Help save Disney Animation – go see The Princess & The Frog – soon.

The protectors of the style of Disney hand-drawn animation that Walt, Roy O, and their team, worked so hard to develop are getting worried about the box office numbers for The Princess and the Frog. Rhett Wickham at LaughingPlace.com is calling for all Disney Fans to respond by going out en mass to see the film this weekend.

While I think that’s a good idea, a stronger showing against Alvin & the Chipmunks would give the suits more confidence to greenlight future hand-drawn products. However, there are some unforeseen circumstances that are making an impact.

More pre-teen kids, boys and girls, are being taken to see Avatar than people expected. This is cutting into Disney’s take. James Cameron has a couple of the things that Walt possessed; a love of new technology with the ability to harness it for story telling and the ability to tap into what the public wants, even before the public knows they want it. There’s no one in Burbank who can do that right now. They’re all up in Emeryville.

The Princess and The Frog also presented Disney a marketing challenge. How hard should they push the “first black princess” angle? How would they show it’s not just a story for girls, while still being a princess movie? They chose to let the PR people handle the first one and I think they dropped the ball on the second just a little.
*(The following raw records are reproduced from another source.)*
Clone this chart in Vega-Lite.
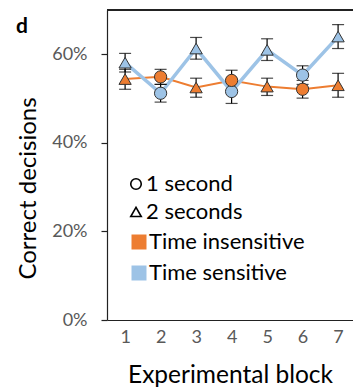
{
  "$schema": "https://vega.github.io/schema/vega-lite/v6.json",
  "autosize": "none",
  "width": 246,
  "height": 310,
  "padding": {"left": 107, "top": 10, "right": 0, "bottom": 69},
  "background": "white",
  "config": {
    "view": {"stroke": null},
    "font": "Lato",
    "axis": {"grid": false, "domainColor": "#222", "tickColor": "#222", "domainWidth": 1.2, "tickWidth": 1.2}
  },
  "title": {"text": "d", "anchor": "start", "frame": "bounds", "fontSize": 21, "fontWeight": "bold", "font": "Lato", "color": "black", "offset": 0, "baseline": "alphabetic", "dy": 45},
  "data": {
    "values": [
      {"block": 1, "condition": "Time sensitive", "duration": "2 seconds", "mean": 0.581, "lo": 0.560, "hi": 0.602},
      {"block": 2, "condition": "Time sensitive", "duration": "1 second", "mean": 0.512, "lo": 0.492, "hi": 0.532},
      {"block": 3, "condition": "Time sensitive", "duration": "2 seconds", "mean": 0.613, "lo": 0.589, "hi": 0.638},
      {"block": 4, "condition": "Time sensitive", "duration": "1 second", "mean": 0.516, "lo": 0.489, "hi": 0.543},
      {"block": 5, "condition": "Time sensitive", "duration": "2 seconds", "mean": 0.610, "lo": 0.586, "hi": 0.635},
      {"block": 6, "condition": "Time sensitive", "duration": "1 second", "mean": 0.553, "lo": 0.532, "hi": 0.574},
      {"block": 7, "condition": "Time sensitive", "duration": "2 seconds", "mean": 0.640, "lo": 0.613, "hi": 0.667},
      {"block": 1, "condition": "Time insensitive", "duration": "2 seconds", "mean": 0.544, "lo": 0.521, "hi": 0.566},
      {"block": 2, "condition": "Time insensitive", "duration": "1 second", "mean": 0.549, "lo": 0.532, "hi": 0.566},
      {"block": 3, "condition": "Time insensitive", "duration": "2 seconds", "mean": 0.525, "lo": 0.503, "hi": 0.546},
      {"block": 4, "condition": "Time insensitive", "duration": "1 second", "mean": 0.541, "lo": 0.518, "hi": 0.564},
      {"block": 5, "condition": "Time insensitive", "duration": "2 seconds", "mean": 0.527, "lo": 0.507, "hi": 0.546},
      {"block": 6, "condition": "Time insensitive", "duration": "1 second", "mean": 0.521, "lo": 0.501, "hi": 0.541},
      {"block": 7, "condition": "Time insensitive", "duration": "2 seconds", "mean": 0.530, "lo": 0.503, "hi": 0.557}
    ]
  },
  "layer": [
    {
      "transform": [{"filter": "datum.condition === 'Time insensitive'"}],
      "mark": {"type": "line", "color": "#ED7D31", "strokeWidth": 2},
      "encoding": {
        "x": {"field": "block", "type": "quantitative", "title": "Experimental block", "scale": {"domain": [0.49, 7.42], "nice": false, "zero": false},
              "axis": {"orient": "bottom", "values": [1, 2, 3, 4, 5, 6, 7], "ticks": false, "labelFontSize": 18, "labelColor": "#595959", "labelPadding": 8, "title": "Experimental block", "titleFontSize": 24.5, "titleFontWeight": "normal", "titleColor": "black", "titlePadding": 17}},
        "y": {"field": "mean", "type": "quantitative", "title": "Correct decisions", "scale": {"domain": [0, 0.7], "nice": false},
              "axis": {"orient": "left", "values": [0, 0.2, 0.4, 0.6], "format": ".0%", "tickSize": 6, "labelFontSize": 18, "labelColor": "#595959", "labelPadding": 14, "title": "Correct decisions", "titleFontSize": 24, "titleFontWeight": "normal", "titleColor": "black", "titleX": -72, "titleY": 178, "titleBaseline": "alphabetic"}},
        "order": {"field": "block", "type": "quantitative"}
      }
    },
    {
      "mark": {"type": "rule", "color": "#222", "strokeWidth": 1.2},
      "encoding": {"y": {"datum": 0.7, "title": "Correct decisions"}}
    },
    {
      "transform": [{"filter": "datum.condition === 'Time sensitive'"}],
      "mark": {"type": "line", "color": "#9DC3E6", "strokeWidth": 3.5},
      "encoding": {
        "x": {"field": "block", "type": "quantitative", "title": "Experimental block"},
        "y": {"field": "mean", "type": "quantitative", "title": "Correct decisions"},
        "order": {"field": "block", "type": "quantitative"}
      }
    },
    {
      "mark": {"type": "errorbar", "ticks": {"size": 12, "color": "black"}, "color": "black", "thickness": 1.2},
      "encoding": {
        "x": {"field": "block", "type": "quantitative", "title": "Experimental block"},
        "y": {"field": "lo", "type": "quantitative", "title": "Correct decisions"},
        "y2": {"field": "hi"}
      }
    },
    {
      "mark": {"type": "point", "filled": false, "size": 150, "stroke": "#333", "strokeWidth": 1, "opacity": 1},
      "encoding": {
        "x": {"field": "block", "type": "quantitative", "title": "Experimental block"},
        "y": {"field": "mean", "type": "quantitative", "title": "Correct decisions"},
        "fill": {"field": "condition", "type": "nominal", "scale": {"domain": ["Time insensitive", "Time sensitive"], "range": ["#ED7D31", "#9DC3E6"]},
                  "legend": {"orient": "none", "legendX": 21, "legendY": 221, "title": null, "symbolType": "square", "symbolSize": 225, "symbolStrokeWidth": 0, "symbolStrokeColor": "transparent", "labelFontSize": 22, "labelFont": "Lato", "labelColor": "black", "labelOffset": -1, "rowPadding": 9, "padding": 0, "offset": 0}},
        "shape": {"field": "duration", "type": "nominal", "scale": {"domain": ["1 second", "2 seconds"], "range": ["circle", "triangle-up"]},
                  "legend": {"orient": "none", "legendX": 18, "legendY": 163, "title": null, "symbolSize": 110, "symbolStrokeWidth": 1.6, "symbolStrokeColor": "black", "symbolFillColor": "transparent", "labelFontSize": 22, "labelFont": "Lato", "labelColor": "black", "labelOffset": -1, "rowPadding": 6, "padding": 0, "offset": 0}}
      }
    }
  ]
}
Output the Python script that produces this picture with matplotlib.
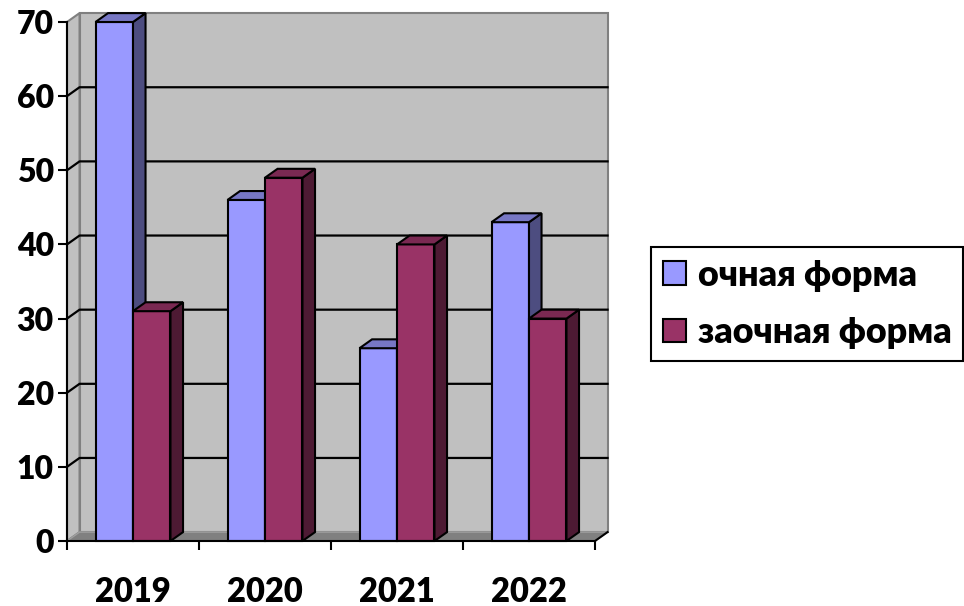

The Princess and The Frog has a lot going for it and certainly shows that Disney still has the ability to make hand-drawn style animation magical. But it also had enough flaws, a week second act and too many characters, that it didn’t really generate great word of mouth, particularly when up against Avatar.

If you need a reason to go see The Princess and The Frog this weekend, do it for Roy E. Disney. Roy spent much of the later part of his career attempting to revive the art of animation at the Walt Disney Company. He played the rebel when necessary, but mostly kept his mouth shut when it came to the movies Eisner and Iger were making. Now, we get a return to Hand-Drawn animation and it runs into the one thing that it couldn’t possibly defeat, the spirit of Walt.

Update: Roger Ebert noticed the similarity between what Cameron is doing and Walt Disney too.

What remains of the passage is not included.